Hay casos y casos. En los años noventa Nora Guthrie, hija de Woody Guthrie encontró en una caja letras y más letras de canciones con las que su padre se entretenía cuando la enfermedad le impedía si quiera alzar aquella guitarra que mataba fascistas. Nora acudió a Billy Bragg y a Wilco para que pusiesen música a aquellas letras que retrataban el mundo interior e íntimo de uno de los más grandes compositores estadounidenses. Aquellas tres entregas –Mermaid Avenue- reactivaron el interés por Guthrie y musicalmente eran fabulosos, pero también se adentraban en aquellas cosas que habitaban en el mundo privado del compositor. El último en ver sus notas convertidas en disco ha sido Johnny Cash (muerto en 2003). En el caso de Cash son poemas, los que almacenó para él solo se han convertido en canciones musicalizadas por amigos como Willie Nelson o Kris Kristofferson y familiares como John Carter Cash o su hija Rosanne. Una mirada a sus cartas de amor y poemas, escritos que quizá Cash nunca hubiera querido hacer públicos.

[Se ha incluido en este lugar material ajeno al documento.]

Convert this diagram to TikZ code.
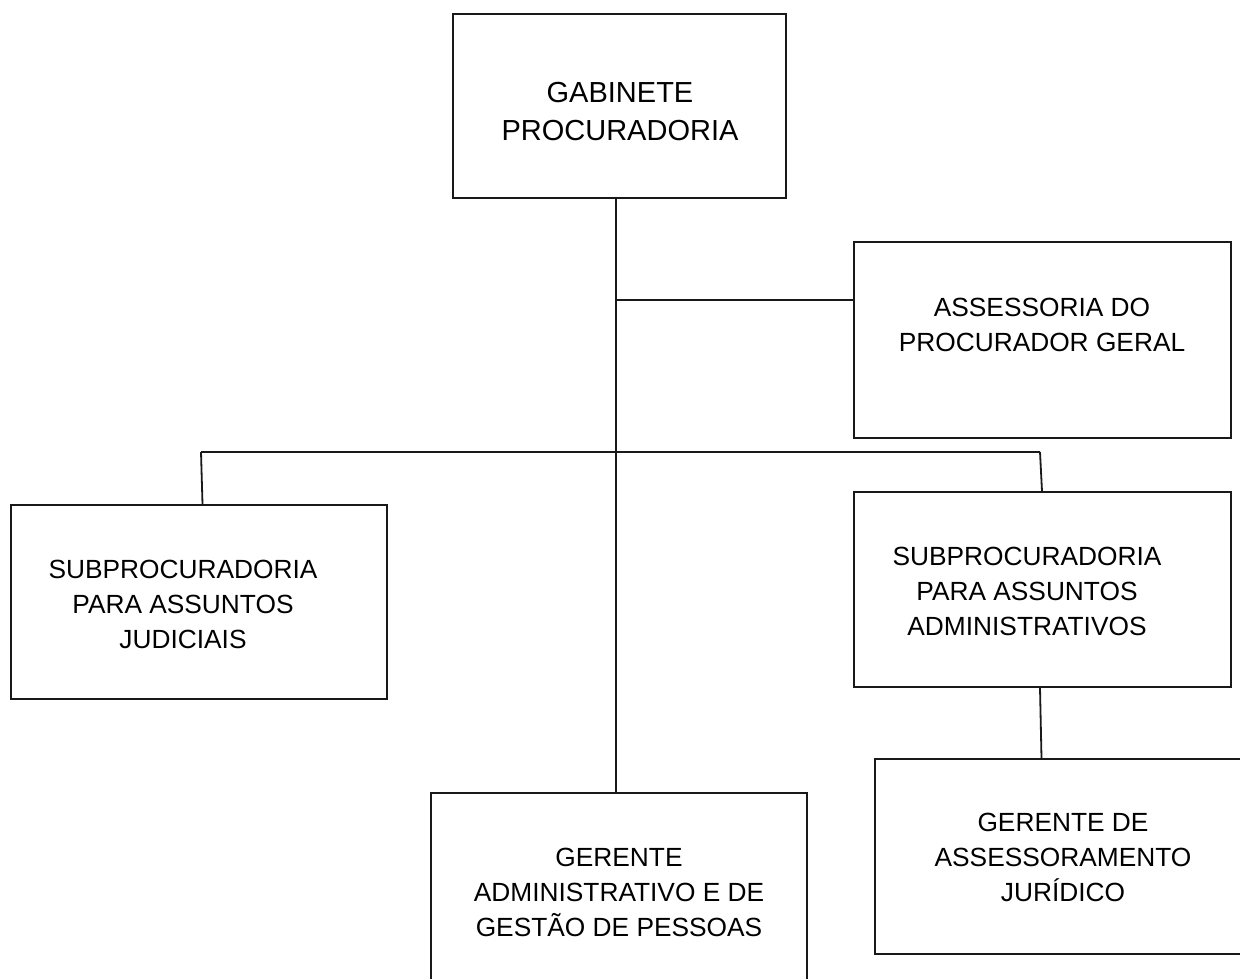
\documentclass[tikz,border=0pt]{standalone}
\usepackage{fontspec}
\setmainfont{Liberation Sans}
\begin{document}
\begin{tikzpicture}[x=1pt,y=-1pt,
  orgbox/.style={draw=black!90, line width=1.8pt, rectangle, inner sep=0pt},
  boxtext/.style={align=center, inner sep=0pt, font=\fontsize{26.3}{35}\selectfont},
  bigtext/.style={align=center, inner sep=0pt, font=\fontsize{29}{37.5}\selectfont},
  link/.style={draw=black!90, line width=1.8pt}]
\clip (0,0) rectangle (1240,979);
\fill[white] (0,0) rectangle (1240,979);
% boxes
\node[orgbox, minimum width=333pt, minimum height=184pt] (gab) at (619.5,106) {};
\node[orgbox, minimum width=377pt, minimum height=196pt] (ass) at (1042.5,340) {};
\node[orgbox, minimum width=376pt, minimum height=194pt] (subj) at (199,602) {};
\node[orgbox, minimum width=377pt, minimum height=195pt] (suba) at (1042.5,589.5) {};
\node[orgbox, minimum width=385pt, minimum height=195pt] (gerj) at (1067.5,856.5) {};
\node[orgbox, minimum width=376pt, minimum height=207pt] (gera) at (619,896.5) {};
% texts
\node[bigtext] (tgab) at (620,111.5) {GABINETE\\PROCURADORIA};
\node[boxtext] (tass) at (1042,325) {ASSESSORIA DO\\PROCURADOR GERAL};
\node[boxtext] (tsubj) at (183,604) {SUBPROCURADORIA\\PARA ASSUNTOS\\JUDICIAIS};
\node[boxtext] (tsuba) at (1027,591) {SUBPROCURADORIA\\PARA ASSUNTOS\\ADMINISTRATIVOS};
\node[boxtext] (tgerj) at (1063,857.5) {GERENTE DE\\ASSESSORAMENTO\\JURÍDICO};
\node[boxtext] (tgera) at (619,892) {GERENTE\\ADMINISTRATIVO E DE\\GESTÃO DE PESSOAS};
% connector points
\coordinate (trunk) at (616,300);
\coordinate (hL) at (201,452);
\coordinate (hR) at (1040,452);
\coordinate (dL) at (202.5,0);
\coordinate (dR) at (1042,0);
\coordinate (dA) at (1040,0);
\coordinate (dG) at (1041.5,0);
% connectors
\draw[link] (gab.south -| trunk) -- (gera.north -| trunk);
\draw[link] (trunk) -- (ass.west |- trunk);
\draw[link] (hL) -- (hR);
\draw[link] (hL) -- (subj.north -| dL);
\draw[link] (hR) -- (suba.north -| dR);
\draw[link] (suba.south -| dA) -- (gerj.north -| dG);
\end{tikzpicture}
\end{document}
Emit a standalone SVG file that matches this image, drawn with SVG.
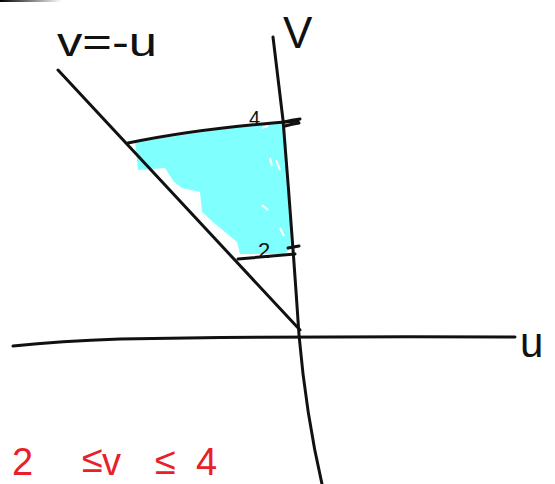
<svg xmlns="http://www.w3.org/2000/svg" width="555" height="484" viewBox="0 0 555 484">
<style>
.ln{fill:none;stroke:#111;stroke-width:3;stroke-linecap:round;stroke-linejoin:round}
.lb{font-family:"Liberation Sans",Arial,sans-serif;fill:#111}
.rd{font-family:"Liberation Sans",Arial,sans-serif;fill:#e8202a;font-size:38px}
</style>
<defs>
<linearGradient id="g" x1="0" x2="1" y1="0" y2="0">
<stop offset="0" stop-color="#000"/><stop offset="1" stop-color="#000" stop-opacity="0"/>
</linearGradient>
</defs>
<rect width="555" height="484" fill="#fff"/>
<rect x="0" y="0" width="62" height="2" fill="url(#g)"/>
<g id="region">
<path fill="#80ffff" d="M135,142 L258,124 L285,122 Q290,190 291,248 L284,254 L240,254 L237,242 L213,222 L202,212 L200,192 L182,188 L174,182 L165,168 L138,170 Z"/>
<path stroke="#fff" stroke-width="2" fill="none" d="M262,128 L268,126 M270,158 L272,166 M262,205 L268,210 M280,228 L284,236 M276,160 L280,170"/>
</g>
<g id="connectors">
<path id="v-axis" class="ln" d="M273,37 L283,120 Q292,230 299,335 Q306,415 322,484"/>
<path id="u-axis" class="ln" d="M13,346 Q60,341 120,339 Q300,336 515,337"/>
<path id="diag" class="ln" d="M58,70 L300,330"/>
<path id="top-line" class="ln" d="M128,143 Q200,128 298,121"/>
<path id="top-tick" class="ln" stroke-width="2.5" d="M284,122 Q292,120 300,119 M285,126 Q292,124 299,123"/>
<path id="bot-line" class="ln" d="M238,259 L295,254"/>
<path id="bot-tick" class="ln" stroke-width="2.5" d="M288,248 L299,246"/>
</g>
<g id="v-label"><text class="lb" x="283" y="48" font-size="44">V</text></g>
<g id="diag-label"><text class="lb" x="57" y="56" font-size="40" textLength="100" lengthAdjust="spacingAndGlyphs">v=-u</text></g>
<g id="u-label"><text class="lb" x="520" y="357" font-size="42">u</text></g>
<g id="tick4"><text class="lb" x="249" y="125" font-size="20">4</text></g>
<g id="tick2"><text class="lb" x="258" y="258" font-size="22">2</text></g>
<g id="inequality">
<text class="rd" x="12" y="475">2</text>
<text class="rd" x="82" y="472" font-size="30">≤</text>
<text class="rd" x="102" y="475">v</text>
<text class="rd" x="155" y="474" font-size="34">≤</text>
<text class="rd" x="196" y="475">4</text>
</g>
</svg>
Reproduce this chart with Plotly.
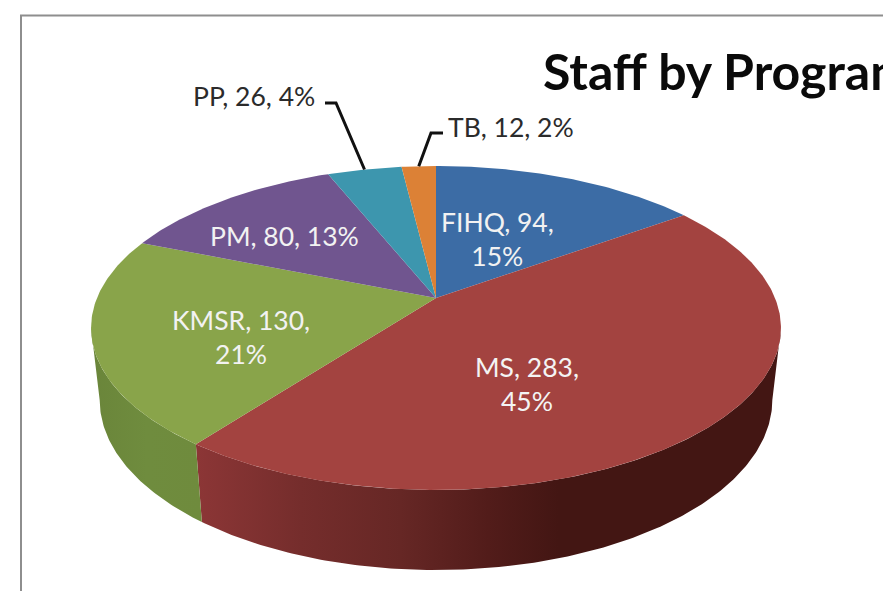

La cantante de The Cranberries durante una actuación

La cantante de The Cranberries durante una actuación / GETTY IMAGES

Otro caso diferente es el de Frank Zappa, músico hiperactivo que decidió grabar casi todo lo que hizo en vida. Muchas de esas grabaciones fueron editadas durante la carrera del músico, pero Zappa preparó todo para su muerte y creó el ZFT (Zappa Family Trust) para que gestionasen su legado. Hoy en día, tras importantes desencuentros entre sus herederos, ya han llegado más de medio centenar de álbumes desde la muerte del genial creador en 1993.

Lo que resulta incuestionable es el poderoso reclamo que suponen los fallecimientos. La obra de The Cranberries tras la muerte de Dolores O’Riordan se disparó un 986% según datos de Official Charts Company. Cuesta imaginar lo que sucederá cuando mueran Bob Dylan o Neil Young, ojalá se actúe con la mesura que se ha visto en la gestión del legado de John Lennon o Leonard Cohen, por acercarnos más al presente. Lo cierto es que aquellos que no pudieron, como mi abuelo, quemar sus secretos e intimidades, han visto desde sus tumbas como su trabajo descartado ha acabado en las tiendas. Al menos todos contaron con bonitas portadas que ocultaban esa mirada entrometida en su intimidad. “Lo mejor de morirse es que te dejan en paz”, decía mi abuelo. Mi viejo no era músico.